Brief review of two books on financial management.
It's remarkable that many entrepreneurs can be so successful -- for a time at least -- without really understanding the financial underpinnings of their businesses. Then the inevitable cash-flow crisis hits, and it's only the fortunate business owner who gets a second chance to acquire all those dull but essential financial-management skills.
Of course, it needn't be that way. A new crop of business books takes square aim at teaching entrepreneurs everything they ever wanted to know about internal financial matters. Most are too dull or too simplistic for their intended audience, but here are two that do the job well:
Understanding and Managing Financial Information: The Non-Financial Manager's Guide, by Michael M. Coltman, a professor of management accounting (Self-Counsel Press, Bellingham, Wash., 800-663-3007), is good, cheap, and comprehensive.
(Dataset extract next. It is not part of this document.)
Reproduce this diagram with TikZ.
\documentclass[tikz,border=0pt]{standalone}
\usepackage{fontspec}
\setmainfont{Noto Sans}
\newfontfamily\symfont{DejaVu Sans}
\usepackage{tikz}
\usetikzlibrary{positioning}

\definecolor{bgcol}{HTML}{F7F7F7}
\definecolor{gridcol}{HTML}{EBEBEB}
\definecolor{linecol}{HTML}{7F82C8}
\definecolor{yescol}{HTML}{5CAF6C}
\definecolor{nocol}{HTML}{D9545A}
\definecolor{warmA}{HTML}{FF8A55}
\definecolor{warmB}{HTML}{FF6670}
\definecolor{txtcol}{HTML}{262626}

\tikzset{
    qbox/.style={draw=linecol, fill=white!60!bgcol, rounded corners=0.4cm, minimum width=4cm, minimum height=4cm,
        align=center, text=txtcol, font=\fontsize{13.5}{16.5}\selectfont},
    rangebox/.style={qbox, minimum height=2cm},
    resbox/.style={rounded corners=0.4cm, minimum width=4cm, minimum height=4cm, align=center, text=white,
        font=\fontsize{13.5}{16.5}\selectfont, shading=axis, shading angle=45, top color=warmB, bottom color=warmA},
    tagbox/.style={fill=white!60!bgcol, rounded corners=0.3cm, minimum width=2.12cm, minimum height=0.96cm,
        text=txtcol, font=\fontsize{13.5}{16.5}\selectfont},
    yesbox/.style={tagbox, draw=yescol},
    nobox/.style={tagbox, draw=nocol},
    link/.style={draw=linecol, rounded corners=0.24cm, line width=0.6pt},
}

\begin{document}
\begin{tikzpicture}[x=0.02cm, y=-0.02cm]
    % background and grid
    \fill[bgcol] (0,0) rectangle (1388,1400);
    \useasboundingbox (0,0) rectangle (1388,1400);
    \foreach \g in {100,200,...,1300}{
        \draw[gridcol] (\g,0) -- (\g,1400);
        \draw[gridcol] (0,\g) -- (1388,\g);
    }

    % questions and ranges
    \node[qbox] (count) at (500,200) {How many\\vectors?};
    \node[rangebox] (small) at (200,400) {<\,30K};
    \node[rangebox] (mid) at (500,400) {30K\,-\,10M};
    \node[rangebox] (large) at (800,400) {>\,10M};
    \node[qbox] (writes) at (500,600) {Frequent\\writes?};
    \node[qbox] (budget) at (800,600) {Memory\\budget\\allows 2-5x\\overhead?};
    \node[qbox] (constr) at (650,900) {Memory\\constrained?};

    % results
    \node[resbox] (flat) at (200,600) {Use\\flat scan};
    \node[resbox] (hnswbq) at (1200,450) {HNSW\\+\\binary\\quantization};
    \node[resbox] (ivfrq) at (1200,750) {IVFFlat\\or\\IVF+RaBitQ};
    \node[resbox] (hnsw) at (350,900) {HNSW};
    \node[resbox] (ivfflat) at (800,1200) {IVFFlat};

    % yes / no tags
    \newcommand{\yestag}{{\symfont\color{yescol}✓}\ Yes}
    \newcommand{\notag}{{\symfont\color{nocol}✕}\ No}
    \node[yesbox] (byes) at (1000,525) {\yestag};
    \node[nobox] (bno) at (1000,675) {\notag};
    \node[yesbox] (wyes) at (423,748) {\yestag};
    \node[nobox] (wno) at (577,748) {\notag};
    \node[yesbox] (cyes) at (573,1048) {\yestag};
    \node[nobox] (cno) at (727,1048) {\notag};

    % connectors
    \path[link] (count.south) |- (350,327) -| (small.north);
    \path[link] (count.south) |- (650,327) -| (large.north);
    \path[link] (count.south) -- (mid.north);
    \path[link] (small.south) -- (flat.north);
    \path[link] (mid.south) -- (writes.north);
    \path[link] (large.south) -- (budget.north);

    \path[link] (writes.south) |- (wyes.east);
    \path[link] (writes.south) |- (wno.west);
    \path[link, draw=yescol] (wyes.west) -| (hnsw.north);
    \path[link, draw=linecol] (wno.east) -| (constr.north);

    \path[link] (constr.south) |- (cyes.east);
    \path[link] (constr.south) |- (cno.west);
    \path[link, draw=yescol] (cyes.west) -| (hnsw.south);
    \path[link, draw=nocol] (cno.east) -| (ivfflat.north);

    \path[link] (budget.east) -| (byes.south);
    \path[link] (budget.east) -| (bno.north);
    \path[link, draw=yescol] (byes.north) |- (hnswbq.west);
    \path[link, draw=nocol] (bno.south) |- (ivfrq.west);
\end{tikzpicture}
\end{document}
Managers can learn more than they would have believed possible about cost management; the book includes sections on how to tell the difference between discretionary costs, relevant costs, sunk costs, fixed costs, semifixed costs -- you get the idea. A detailed section on cost-volume-profit analysis seems especially useful for fast-growing companies. This 218-page paperback is well worth its $9.95 price tag.
A breezy alternative, The Financial Statement Workbook (LYCO Enterprises, Rochester, N.Y., 716-442-6602), bills itself as a "basic tutorial" on the balance sheet, the income statement, and break-even analysis. Anyone with a weakness for quiz books will enjoy the question-and-answer tests, "case scenarios," and work sheets. This gets the thumbs-up at $19.95.